Get Your Agreements in Writing
Here's
why a handshake shouldn't seal the deal between landlords and tenants
From
the Nolo.com Landlord and Tenant Center
Not many years ago, small landlords frequently rented their
properties on the basis of a handshake -- reaching oral agreement with
their tenants on key terms such as the amount of rent and when it was
due. Landlords who did provide a written rental agreement or lease often
used a jargon-laden form bought at a local office supply store. It might
as well have been written in Sanskrit for all the practical guidance it
provided to tenants.
This
casual approach frequently led to problems, and it is even less likely
to work now. The landlord-tenant relationship has grown more complicated,
for several reasons: Today, laws and regulations govern all aspects of
renting residential property. There is greater turnover in tenants.

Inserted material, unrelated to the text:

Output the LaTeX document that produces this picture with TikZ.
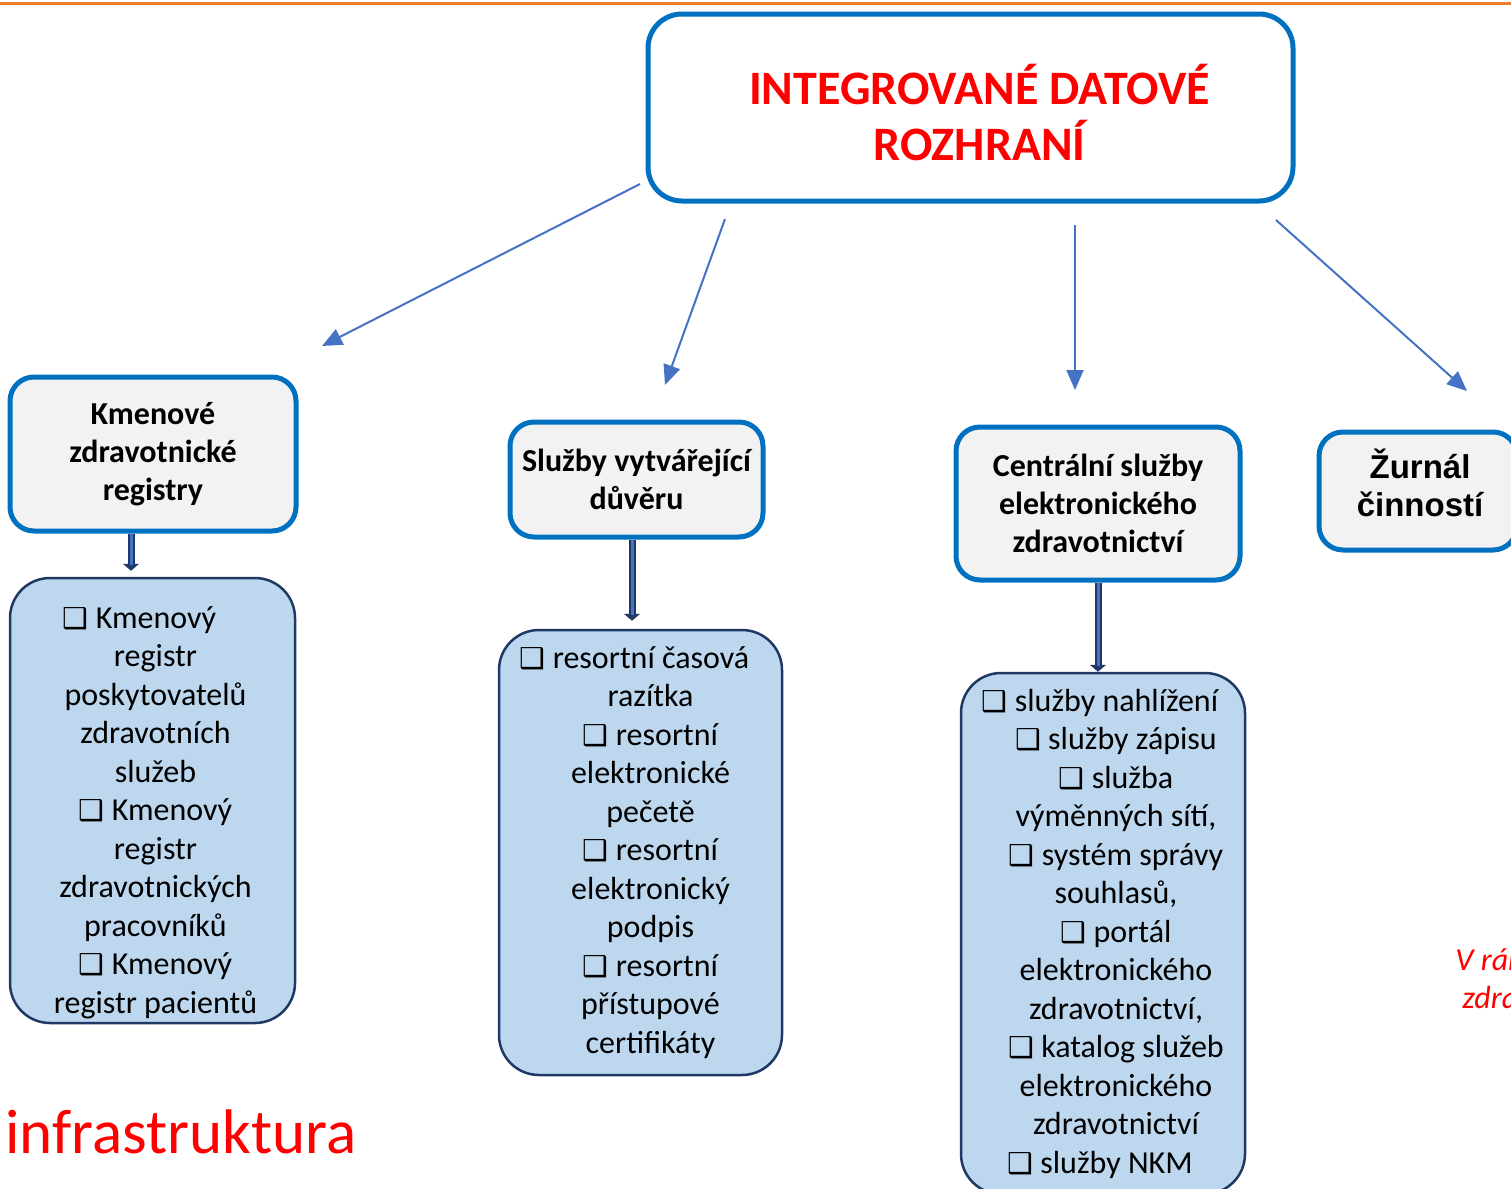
\documentclass[tikz,border=0pt]{standalone}
\usepackage{fontspec}
\setmainfont{Carlito}
\newfontfamily\arialfont{Liberation Sans}
\newfontfamily\symfont[Scale=0.9]{DejaVu Sans}
\usetikzlibrary{arrows.meta, positioning, calc}

\definecolor{topline}{HTML}{ED7D31}
\definecolor{boxblue}{HTML}{0070C0}
\definecolor{headfill}{HTML}{F2F2F2}
\definecolor{listfill}{HTML}{BDD7EE}
\definecolor{navy}{HTML}{1F3864}
\definecolor{arrowblue}{HTML}{4472C4}
\definecolor{titlered}{HTML}{FF0000}

\newcommand{\chk}[1]{{\symfont ❑}~#1\hspace*{16pt}}

\begin{document}
\begin{tikzpicture}[
  x=0.5pt, y=-0.5pt,
  head/.style={draw=boxblue, line width=2.5pt, fill=headfill, rounded corners=12pt,
               align=center, inner sep=0pt,
               font=\fontsize{16}{19}\selectfont\bfseries},
  list/.style={draw=navy, line width=1.25pt, fill=listfill, rounded corners=20pt,
               inner sep=0pt},
  listtext/.style={align=center, inner sep=0pt, font=\fontsize{16}{19.25}\selectfont},
  thin/.style={-{Triangle[length=10pt, width=8.5pt]}, draw=arrowblue, line width=1pt},
  pipe/.style={-{Triangle[length=3.5pt, width=8pt]}, draw=navy, line width=3.5pt},
  core/.style={draw=arrowblue, line width=1.5pt},
  redtxt/.style={text=titlered, inner sep=0pt}
]
\useasboundingbox (0,0) rectangle (1511,1189);
\clip (0,0) rectangle (1511,1189);

\draw[topline, line width=1.5pt] (0,3) -- (1511,3);

% top box
\node[draw=boxblue, line width=2.5pt, fill=white, rounded corners=17pt,
      minimum width=322.5pt, minimum height=93.5pt] (top) at (970.5,107.5) {};
\node[align=center, inner sep=0pt, text=titlered,
      font=\fontsize{24}{28}\selectfont\bfseries]
      (toptxt) at ([xshift=4.5pt, yshift=-2.5pt]top.center) {INTEGROVANÉ DATOVÉ\\ROZHRANÍ};

% second row
\node[head, minimum width=143pt, minimum height=77pt]   (kzr) at (153,454)
     {Kmenové\\zdravotnické\\registry};
\node[head, minimum width=126.5pt, minimum height=57.5pt] (svd) at (636.5,479.5)
     {Služby vytvářející\\důvěru};
\node[head, minimum width=142pt, minimum height=76.5pt] (csez) at (1098,503.5)
     {Centrální služby\\elektronického\\zdravotnictví};
\node[head, minimum width=99pt, minimum height=59pt] (zc) at (1418,491) {};
\node[align=center, inner sep=0pt,
      font=\fontsize{16.5}{19}\selectfont\arialfont\bfseries]
      (zctxt) at ([xshift=1pt, yshift=4pt]zc.center) {Žurnál\\činností};

% lists
\node[list, minimum width=142.5pt, minimum height=222.5pt] (lkzr) at (152.5,800.5) {};
\node[listtext] (lkzrtxt) at ([xshift=1.5pt, yshift=-6pt]lkzr.center)
     {\chk{Kmenový}\\registr\\poskytovatelů\\zdravotních\\služeb\\
      \chk{Kmenový}\\registr\\zdravotnických\\pracovníků\\
      \chk{Kmenový}\\registr pacientů};
\node[list, minimum width=141.5pt, minimum height=222.5pt] (lsvd) at (640.5,852.5) {};
\node[listtext] (lsvdtxt) at ([xshift=5pt]lsvd.center)
     {\chk{resortní časová}\\razítka\\
      \chk{resortní}\\elektronické\\pečetě\\
      \chk{resortní}\\elektronický\\podpis\\
      \chk{resortní}\\přístupové\\certifikáty};
\node[list, minimum width=142pt, minimum height=260.5pt] (lcsez) at (1103,933.5) {};
\node[listtext] (lcseztxt) at ([xshift=6.5pt]lcsez.center)
     {\chk{služby nahlížení}\\
      \chk{služby zápisu}\\
      \chk{služba}\\výměnných sítí,\\
      \chk{systém správy}\\souhlasů,\\
      \chk{portál}\\elektronického\\zdravotnictví,\\
      \chk{katalog služeb}\\elektronického\\zdravotnictví\\
      \chk{služby NKM}};

% thin arrows from the top box
\coordinate (s1) at (640,184);  \coordinate (e1) at (322,346);
\coordinate (s2) at (725,219);  \coordinate (e2) at (665,385);
\coordinate (s3) at (1075,225); \coordinate (e3) at (1075,390);
\coordinate (s4) at (1276,220); \coordinate (e4) at (1467,391);
\foreach \i in {1,...,4}
  \draw[thin] (s\i) -- (e\i);

% thick arrows down to the lists
\coordinate (pa) at ([xshift=-11pt]kzr.south);
\coordinate (pb) at ([xshift=-2.25pt]svd.south);
\coordinate (pc) at (csez.south);
\draw[pipe] (pa) -- ([yshift=3pt]pa |- lkzr.north);
\draw[core] (pa) -- ([yshift=6pt]pa |- lkzr.north);
\draw[pipe] (pb) -- ([yshift=4pt]pb |- lsvd.north);
\draw[core] (pb) -- ([yshift=7pt]pb |- lsvd.north);
\draw[pipe] (pc) -- (pc |- lcsez.north);
\draw[core] (pc) -- ([yshift=3pt]pc |- lcsez.north);

% red labels
\node[redtxt, anchor=base west, font=\fontsize{31.5}{31.5}\selectfont] (infra) at (5,1153)
     {infrastruktura};
\node[redtxt, anchor=north west, align=left,
      font=\fontsize{16}{19.25}\selectfont\itshape] (vramci) at (1455,948)
     {V rámci\\\hspace{3.5pt}zdravotnictví};
\end{tikzpicture}
\end{document}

Landlords
have more responsibilities, tenants have more rights, and small claims
court makes it easy to take disputes to a judge.
Heading
Off Trouble
A landlord who provides no written lease -- or one full of legal gobbledygook
-- often finds that the result is chaos. What happens if the fine print
in the lease (which neither the landlord nor the tenant actually reads)

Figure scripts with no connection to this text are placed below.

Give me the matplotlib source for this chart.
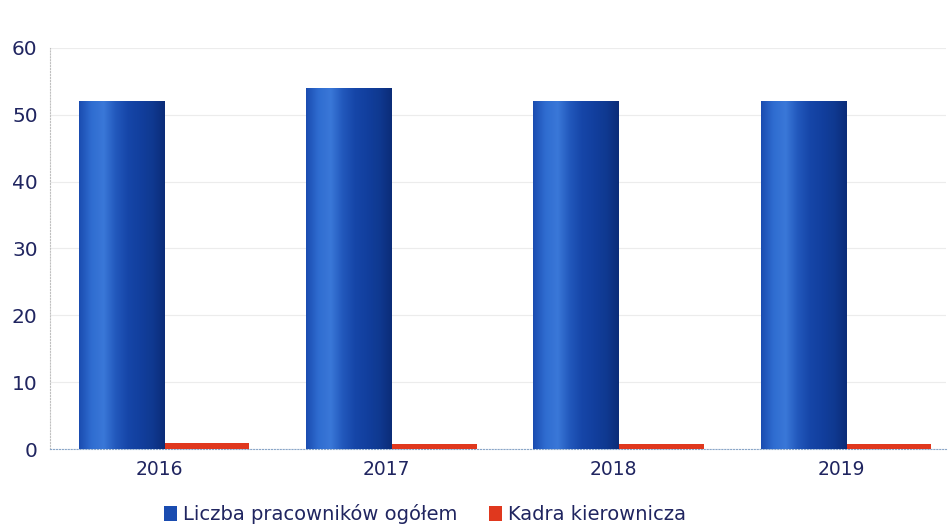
import numpy as np
import matplotlib
matplotlib.use("Agg")
import matplotlib.pyplot as plt
import matplotlib.transforms as mtransforms
from matplotlib.colors import LinearSegmentedColormap
from matplotlib.patches import Patch

years = ["2016", "2017", "2018", "2019"]
ogolem = [52, 54, 52, 52]
kierownicza = [0.9, 0.8, 0.8, 0.8]
series_labels = ["Liczba pracowników ogółem", "Kadra kierownicza"]
yticks = [0, 10, 20, 30, 40, 50, 60]

text_color = "#202560"
fig = plt.figure(figsize=(9.48, 5.27), dpi=100)
ax = fig.add_axes([0.053, 0.148, 0.945, 0.761])

x = np.arange(len(years))
w = 0.375
blue_bars = ax.bar(x - w / 2, ogolem, width=w, color="#1a4cb0", linewidth=0, zorder=3)
red_bars = ax.bar(x + w / 2, kierownicza, width=w, color="#e0381e", linewidth=0, zorder=3)

blue_cmap = LinearSegmentedColormap.from_list(
    "cyl", ["#1a4cb0", "#2f6cd0", "#3a78d8", "#2258bc", "#1646a8", "#123f9e", "#0f3990", "#0b2c78"])
grad = np.linspace(0, 1, 256).reshape(1, -1)
for b in blue_bars:
    x0, y0 = b.get_x(), b.get_y()
    im = ax.imshow(grad, cmap=blue_cmap, aspect="auto", zorder=4,
                   extent=[x0, x0 + b.get_width(), y0, y0 + b.get_height()])
    im.set_clip_path(b)

ax.set_xlim(-0.5, 3.44)
ax.set_ylim(0, 60)
ax.set_yticks(yticks)
ax.set_xticks(x)
ax.set_xticklabels(years)
ax.tick_params(axis="y", length=0, labelsize=14.5, labelcolor=text_color, pad=9)
ax.tick_params(axis="x", length=0, labelsize=13.5, labelcolor=text_color, pad=8)
shift = mtransforms.ScaledTranslation(-5 / 100, 0, fig.dpi_scale_trans)
for lbl in ax.get_xticklabels():
    lbl.set_transform(lbl.get_transform() + shift)
ax.grid(axis="y", color="#ececec", linewidth=0.8, zorder=0)
for s in ["top", "right"]:
    ax.spines[s].set_visible(False)
ax.spines["left"].set_color("#c0c0c0")
ax.spines["left"].set_linestyle(":")
ax.spines["bottom"].set_color("#8aa6c8")
ax.spines["bottom"].set_linestyle(":")

handles = [Patch(facecolor="#1a4cb0"), Patch(facecolor="#e0381e")]
fig.legend(handles, series_labels, loc="center", bbox_to_anchor=(425 / 948, 1 - 514 / 527),
           ncol=2, frameon=False, fontsize=14, labelcolor=text_color,
           handlelength=0.7, handleheight=0.85, handletextpad=0.3, columnspacing=1.6)

fig.savefig("out.png", dpi=100)
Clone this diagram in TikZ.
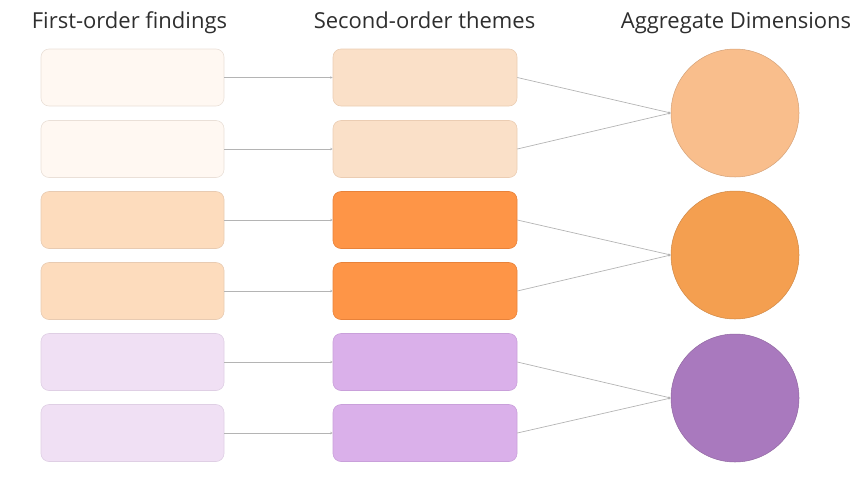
\documentclass[tikz,border=0pt]{standalone}
\usepackage{fontspec}
\setmainfont{Open Sans}
\usetikzlibrary{arrows.meta}
\definecolor{peachpale}{HTML}{FFF8F2}
\definecolor{peachpaleline}{HTML}{EAE0D8}
\definecolor{peachlight}{HTML}{FDDCBD}
\definecolor{peachlightline}{HTML}{E8CBB2}
\definecolor{lilacpale}{HTML}{F0E0F4}
\definecolor{lilacpaleline}{HTML}{DFCFE4}
\definecolor{peachmid}{HTML}{FAE0C8}
\definecolor{peachmidline}{HTML}{EBCDB3}
\definecolor{orangebox}{HTML}{FE9547}
\definecolor{orangeboxline}{HTML}{E8823A}
\definecolor{lilacbox}{HTML}{DAB0EA}
\definecolor{lilacboxline}{HTML}{C9A0DA}
\definecolor{circpeach}{HTML}{F9BE8C}
\definecolor{circorange}{HTML}{F49F50}
\definecolor{circpurple}{HTML}{A979BE}
\definecolor{linkgrey}{HTML}{B4B4B4}
\definecolor{headtext}{HTML}{2E2E2E}
\tikzset{
  x=1pt, y=-1pt,
  finding/.style={rectangle, rounded corners=8pt, minimum width=183pt, minimum height=57pt, line width=0.6pt, inner sep=0pt},
  theme/.style={rectangle, rounded corners=8pt, minimum width=184pt, minimum height=57pt, line width=0.6pt, inner sep=0pt},
  dimension/.style={circle, minimum size=128pt, inner sep=0pt, line width=0.5pt},
  header/.style={font=\fontsize{22}{26}\selectfont, text=headtext, anchor=base, inner sep=0pt},
  link/.style={draw=linkgrey, line width=0.7pt, -{Stealth[length=2.5pt,width=2.5pt]}}
}
\begin{document}
\begin{tikzpicture}
\useasboundingbox (0,0) rectangle (866,480);
% column headings
\node[header] (h1) at (129.5,28) {First-order findings};
\node[header] (h2) at (424.5,28) {Second-order themes};
\node[header] (h3) at (736,28) {Aggregate Dimensions};
% first-order findings
\node[finding, fill=peachpale, draw=peachpaleline] (f1) at (132.5,77.5) {};
\node[finding, fill=peachpale, draw=peachpaleline] (f2) at (132.5,149) {};
\node[finding, fill=peachlight, draw=peachlightline] (f3) at (132.5,220) {};
\node[finding, fill=peachlight, draw=peachlightline] (f4) at (132.5,291) {};
\node[finding, fill=lilacpale, draw=lilacpaleline] (f5) at (132.5,362) {};
\node[finding, fill=lilacpale, draw=lilacpaleline] (f6) at (132.5,433) {};
% second-order themes
\node[theme, fill=peachmid, draw=peachmidline] (t1) at (425,77.5) {};
\node[theme, fill=peachmid, draw=peachmidline] (t2) at (425,149) {};
\node[theme, fill=orangebox, draw=orangeboxline] (t3) at (425,220) {};
\node[theme, fill=orangebox, draw=orangeboxline] (t4) at (425,291) {};
\node[theme, fill=lilacbox, draw=lilacboxline] (t5) at (425,362) {};
\node[theme, fill=lilacbox, draw=lilacboxline] (t6) at (425,433) {};
% aggregate dimensions
\node[dimension, fill=circpeach, draw=circpeach!85!black] (d1) at (735,113) {};
\node[dimension, fill=circorange, draw=circorange!85!black] (d2) at (735,255) {};
\node[dimension, fill=circpurple, draw=circpurple!85!black] (d3) at (735,398) {};
% findings to themes
\foreach \i in {1,...,6} {
  \draw[link] (f\i.east) -- (t\i.west);
}
% themes to dimensions
\draw[link] (t1.east) -- (d1.west);
\draw[link] (t2.east) -- (d1.west);
\draw[link] (t3.east) -- (d2.west);
\draw[link] (t4.east) -- (d2.west);
\draw[link] (t5.east) -- (d3.west);
\draw[link] (t6.east) -- (d3.west);
\end{tikzpicture}
\end{document}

says no pets, but the landlord turned a blind eye to the cat when the
tenant moved in? With no clear agreement written down, every small disagreement
-- whether it's over repairs, the fee for a late rent check or deductions
made from a departing tenant's security deposit -- has the potential to
escalate into a nasty legal battle.
There's
really no excuse for not putting a clear agreement in plain English. In
addition to heading off disputes, a good lease nudges the landlord to
deal with key issues that might otherwise be overlooked. The result? Happier
tenants and happier landlords.
Solving
Disputes
A solid, complete paper trail is invaluable if disputes do develop --
for example, regarding the landlord's right to enter a tenant's unit to
make repairs, or the time it took for the landlord to fix a problem. Landlords
can even run into trouble with someone they didn't choose as a tenant.
For
example, suppose Betty talks to six tenant applicants before renting one
of her units. Betty picks Applicant #3 because she feels he is most likely
to reliably pay the rent. Two weeks later, Betty gets a call from a lawyer
representing Applicant #5, who claims she was discriminated against because
she is African-American and a single mother. If Betty isn't willing to
pay $10,000 to settle the matter, she'll promptly be sued in federal court
for $50,000.
Because
Betty has no written documentation explaining how she picked Applicant
#3, her insurance carrier proposes to pay the $10,000. After all, they
point out, the fact that Betty picked a white male with no children looks
bad, especially since it turns out that the African-American single mother
has a higher-paying job.
Had
Betty been able to produce all the candidates' comprehensive written applications,
their credit reports and references from previous landlords, the result
would likely have been different. Betty would have had good written documentation
supporting why Applicant #3 was picked -- his credit history and job stability
were far better than that of Applicant #5, who had recently declared bankruptcy
and had poor references from previous landlords.